Yesterday we found ourselves to be the point of interest for a pod of 6 -8 False Killer Whales. “What is a false killer whale?” you may ask, and rightly so. We had no idea what they were at the time – a mix between whale and dolphin – a 15 – 20 foot long ‘wolfin’ with whale-ish snout and dolphin-ish dorsal fin. Although their appearance was amazing, I was perhaps most intrigued by their curiosity and intelligence. Honestly, I think they felt the same about me. It was very clear that they were curious to check us out, repeatedly swimming up to the stern where we were looking over, and under the boat to see the propellor turning lazily. One swam aft to carefully inspect our fishing lure from all angles. You could almost see her shaking her head in amazement “…silly humans.” It was a cross-species lifestyle portal. I’m not sure which of us was more filled with wonder, but I’m certain the feeling was mutual.
As we approach our inevitable return to land life – work, school, busy-ness – I wonder if we will be able to hold on to moments like these; magical, life-Polaroid moments that fill us with a sense of awe about the world and our place in it. Although I myself am too guarded about offering spiritual allegiance to any organized religion, I’ve always felt that religion’s major benefit is the nurturing of awe and wonder. No matter how you get there, it’s an enormously humbling and powerful thing to see one’s true place in the cosmos. Naturally too, I wonder what direction our paths will take us. What twists and turns are in store? Will we find new and better ways to live our lives? Or will we slip, all too easily, into comfortable old habits and thought patterns leading eventually to the same well-worn hobbit holes of life?

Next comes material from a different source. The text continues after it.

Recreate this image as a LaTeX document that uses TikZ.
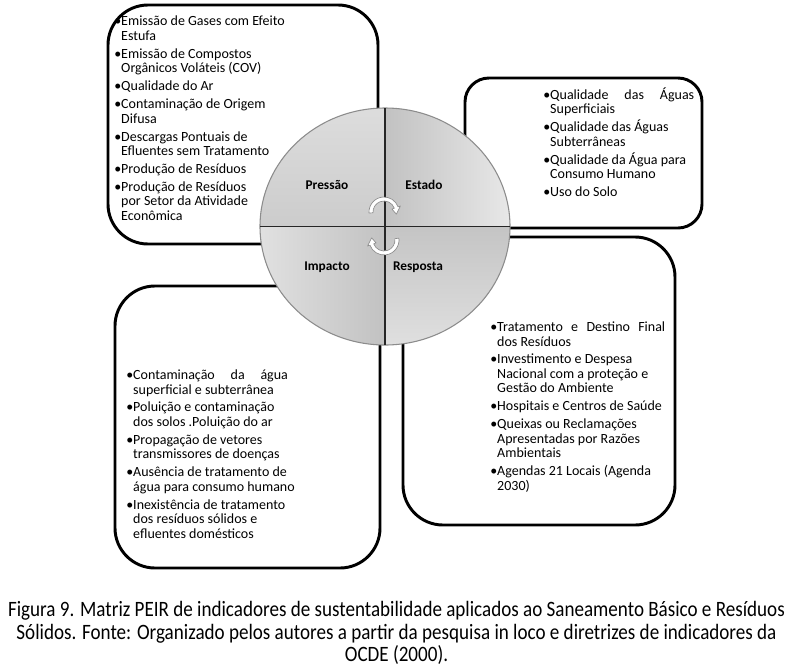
\documentclass[tikz,border=0pt]{standalone}
\usepackage{fontspec}
\setmainfont{Carlito}
\newfontfamily\capfont[FakeStretch=0.87]{Carlito}
\usetikzlibrary{calc}
\newcommand\bul{\textbullet}
\newcommand\ind{\hphantom{\textbullet}}
\tikzset{
  panel/.style={draw=black, line width=2.2pt, rounded corners=30, fill=white},
  listtext/.style={anchor=north west, inner sep=0pt, align=left,
    font=\fontsize{10.5pt}{10.9pt}\selectfont},
  quadlabel/.style={inner sep=0pt, font=\bfseries\fontsize{10pt}{12pt}\selectfont},
  divider/.style={draw=black!85, line width=1.3pt},
  cyclearrow/.style={fill=white, draw=black!45, line width=0.5pt, line join=round},
}
\begin{document}
\begin{tikzpicture}[x=0.75pt,y=-0.75pt]
\useasboundingbox (0,0) rectangle (793,668);
\fill[white] (0,0) rectangle (793,668);

% panels
\draw[panel] (108,5) rectangle (378,244);
\draw[panel, rounded corners=18] (465,78) rectangle (702,228);
\draw[panel] (115,286) rectangle (380,568);
\draw[panel] (403,237) rectangle (675,525);

% central ellipse
\coordinate (C) at (385,226.5);
\begin{scope}
  \clip (C) ellipse [x radius=125, y radius=118.5];
  \shade[top color=black!13, bottom color=black!20] (250,100) rectangle (385,226.5);
  \shade[left color=black!24, right color=black!8] (385,100) rectangle (520,226.5);
  \shade[left color=black!11, right color=black!24] (250,226.5) rectangle (385,350);
  \shade[top color=black!23, bottom color=black!12] (385,226.5) rectangle (520,350);
\end{scope}
\draw[black!45, line width=0.8pt] (C) ellipse [x radius=125, y radius=118.5];
\draw[divider] (260,226.5) -- (510,226.5);
\draw[divider] (385,108) -- (385,345);

% cycle arrows
\coordinate (A1) at (384,212);
\coordinate (A2) at (384,240);
\draw[cyclearrow] ($(A1)+(176:15)$) arc[start angle=176, end angle=340, radius=15]
   -- ($(A1)+(340:17.5)$) -- ($(A1)+(10:12.5)$) -- ($(A1)+(340:8.5)$)
   -- ($(A1)+(340:11)$) arc[start angle=340, end angle=176, radius=11] -- cycle;
\draw[cyclearrow] ($(A2)+(-7:15)$) arc[start angle=-7, end angle=160, radius=15]
   -- ($(A2)+(160:17.5)$) -- ($(A2)+(190:12.5)$) -- ($(A2)+(160:8.5)$)
   -- ($(A2)+(160:11)$) arc[start angle=160, end angle=-7, radius=11] -- cycle;

% quadrant labels
\node[quadlabel] (pressao) at (327,185) {Pressão};
\node[quadlabel] (estado) at (424,185) {Estado};
\node[quadlabel] (impacto) at (327,267) {Impacto};
\node[quadlabel] (resposta) at (418,267) {Resposta};

% lists
\node[listtext] (pl) at (114,16) {%
\bul Emissão de Gases com Efeito\\
\ind Estufa\\[2.5pt]
\bul Emissão de Compostos\\
\ind Orgânicos Voláteis (COV)\\[2.5pt]
\bul Qualidade do Ar\\[2.5pt]
\bul Contaminação de Origem\\
\ind Difusa\\[2.5pt]
\bul Descargas Pontuais de\\
\ind Efluentes sem Tratamento\\[2.5pt]
\bul Produção de Resíduos\\[2.5pt]
\bul Produção de Resíduos\\
\ind por Setor da Atividade\\
\ind Econômica};

\node[listtext] (el) at (543,87.5) {%
\bul\makebox[108pt][s]{Qualidade das Águas}\\
\ind Superficiais\\[2.5pt]
\bul Qualidade das Águas\\
\ind Subterrâneas\\[2.5pt]
\bul Qualidade da Água para\\
\ind Consumo Humano\\[2.5pt]
\bul Uso do Solo};

\node[listtext] (il) at (126,369.5) {%
\bul\makebox[116pt][s]{Contaminação da água}\\
\ind superficial e subterrânea\\[2.5pt]
\bul Poluição e contaminação\\
\ind dos solos .Poluição do ar\\[2.5pt]
\bul Propagação de vetores\\
\ind transmissores de doenças\\[2.5pt]
\bul Ausência de tratamento de\\
\ind água para consumo humano\\[2.5pt]
\bul Inexistência de tratamento\\
\ind dos resíduos sólidos e\\
\ind efluentes domésticos};

\node[listtext] (rl) at (490,321.5) {%
\bul\makebox[126pt][s]{Tratamento e Destino Final}\\
\ind dos Resíduos\\[2.5pt]
\bul Investimento e Despesa\\
\ind Nacional com a proteção e\\
\ind Gestão do Ambiente\\[2.5pt]
\bul Hospitais e Centros de Saúde\\[2.5pt]
\bul Queixas ou Reclamações\\
\ind Apresentadas por Razões\\
\ind Ambientais\\[2.5pt]
\bul Agendas 21 Locais (Agenda\\
\ind 2030)};

% caption
\node[inner sep=0pt, align=center, font=\capfont\fontsize{16.45pt}{16.9pt}\selectfont] (cap) at (396.5,633) {%
Figura 9. Matriz PEIR de indicadores de sustentabilidade aplicados ao Saneamento Básico e Resíduos\\
Sólidos. Fonte: Organizado pelos autores a partir da pesquisa in loco e diretrizes de indicadores da\\
OCDE (2000).};
\end{tikzpicture}
\end{document}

A bit later, standing on the aft deck staring thoughtfully into the dual abyss of ocean and sky, the pinking of dawn indicates the start of a new day and I find myself filled with hope and wonder to discover what it will bring. Note to self: should you find yourself in a hobbit hole, go find something awesome to wonder at! The mere fact that the future is unwritten is a beacon of hope.
Although we were very happy in Hilo, our weather checks indicated a tropical storm brewing off of Mexico and forecast to strengthen to major hurricane strength. A hurricane is something awesome to wonder about. The storm is tracking straight for Hawaii and, unfortunately, Hilo is a really bad place to be in heavy weather, so we scrapped previous plans and made the 2-day hop directly to Honolulu. At the moment we’re in a slip in the Ala Wai Boat Basin, on Oahu’s Waikiki Beach. Although lovely, and a good place to be in a storm, it’s as touristy as you can get. Nonetheless, we’re finding our way around and looking for a good weather window for our next passage back to the mainland. The storm that brought us here appears to be dissipating a bit, but if that were not the case, it might have been too late to move if we had waited in Hilo. Luck favors the prepared! We will make every effort to post again before departing. In the meantime, we happily anticipate catching up with friends and family!